▶ **Exercise requirements**:
Reproduce the material in full, exactly as written.

** START OF Data extract **

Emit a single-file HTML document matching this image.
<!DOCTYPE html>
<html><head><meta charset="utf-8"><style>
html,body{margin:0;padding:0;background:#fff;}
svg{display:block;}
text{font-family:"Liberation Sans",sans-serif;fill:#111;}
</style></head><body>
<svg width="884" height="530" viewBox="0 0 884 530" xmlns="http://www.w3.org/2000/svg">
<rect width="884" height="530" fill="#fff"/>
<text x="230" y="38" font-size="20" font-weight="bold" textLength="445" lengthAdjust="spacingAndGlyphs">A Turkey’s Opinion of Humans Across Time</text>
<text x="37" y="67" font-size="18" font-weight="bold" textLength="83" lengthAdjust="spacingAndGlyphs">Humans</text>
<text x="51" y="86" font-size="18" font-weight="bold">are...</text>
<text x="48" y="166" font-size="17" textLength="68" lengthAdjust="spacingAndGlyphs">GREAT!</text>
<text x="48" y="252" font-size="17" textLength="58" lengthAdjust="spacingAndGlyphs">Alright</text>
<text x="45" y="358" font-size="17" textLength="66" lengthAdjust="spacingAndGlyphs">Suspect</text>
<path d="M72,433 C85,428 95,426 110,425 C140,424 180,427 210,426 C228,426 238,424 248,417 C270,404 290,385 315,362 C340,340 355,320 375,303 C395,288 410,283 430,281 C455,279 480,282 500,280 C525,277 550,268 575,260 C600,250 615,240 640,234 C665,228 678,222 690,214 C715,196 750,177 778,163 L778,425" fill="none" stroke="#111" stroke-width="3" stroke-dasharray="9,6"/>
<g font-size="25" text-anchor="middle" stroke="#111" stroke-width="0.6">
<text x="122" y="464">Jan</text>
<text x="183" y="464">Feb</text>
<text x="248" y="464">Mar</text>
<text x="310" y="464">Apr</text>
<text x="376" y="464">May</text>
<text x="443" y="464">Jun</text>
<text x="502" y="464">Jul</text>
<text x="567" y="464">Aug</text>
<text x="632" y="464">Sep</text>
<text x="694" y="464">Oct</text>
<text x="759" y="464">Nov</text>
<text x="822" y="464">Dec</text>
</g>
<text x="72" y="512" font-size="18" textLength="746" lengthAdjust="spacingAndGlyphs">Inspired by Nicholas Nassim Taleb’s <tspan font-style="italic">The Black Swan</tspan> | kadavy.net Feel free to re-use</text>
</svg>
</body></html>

** END OF Data extract **

▶ **Answer**:
Emit a single-file HTML document matching this image.
<!DOCTYPE html>
<html><head><meta charset="utf-8"><style>
html,body{margin:0;padding:0;background:#fff;}
svg{display:block;}
text{font-family:"Liberation Sans",sans-serif;fill:#111;}
</style></head><body>
<svg width="884" height="530" viewBox="0 0 884 530" xmlns="http://www.w3.org/2000/svg">
<rect width="884" height="530" fill="#fff"/>
<text x="230" y="38" font-size="20" font-weight="bold" textLength="445" lengthAdjust="spacingAndGlyphs">A Turkey’s Opinion of Humans Across Time</text>
<text x="37" y="67" font-size="18" font-weight="bold" textLength="83" lengthAdjust="spacingAndGlyphs">Humans</text>
<text x="51" y="86" font-size="18" font-weight="bold">are...</text>
<text x="48" y="166" font-size="17" textLength="68" lengthAdjust="spacingAndGlyphs">GREAT!</text>
<text x="48" y="252" font-size="17" textLength="58" lengthAdjust="spacingAndGlyphs">Alright</text>
<text x="45" y="358" font-size="17" textLength="66" lengthAdjust="spacingAndGlyphs">Suspect</text>
<path d="M72,433 C85,428 95,426 110,425 C140,424 180,427 210,426 C228,426 238,424 248,417 C270,404 290,385 315,362 C340,340 355,320 375,303 C395,288 410,283 430,281 C455,279 480,282 500,280 C525,277 550,268 575,260 C600,250 615,240 640,234 C665,228 678,222 690,214 C715,196 750,177 778,163 L778,425" fill="none" stroke="#111" stroke-width="3" stroke-dasharray="9,6"/>
<g font-size="25" text-anchor="middle" stroke="#111" stroke-width="0.6">
<text x="122" y="464">Jan</text>
<text x="183" y="464">Feb</text>
<text x="248" y="464">Mar</text>
<text x="310" y="464">Apr</text>
<text x="376" y="464">May</text>
<text x="443" y="464">Jun</text>
<text x="502" y="464">Jul</text>
<text x="567" y="464">Aug</text>
<text x="632" y="464">Sep</text>
<text x="694" y="464">Oct</text>
<text x="759" y="464">Nov</text>
<text x="822" y="464">Dec</text>
</g>
<text x="72" y="512" font-size="18" textLength="746" lengthAdjust="spacingAndGlyphs">Inspired by Nicholas Nassim Taleb’s <tspan font-style="italic">The Black Swan</tspan> | kadavy.net Feel free to re-use</text>
</svg>
</body></html>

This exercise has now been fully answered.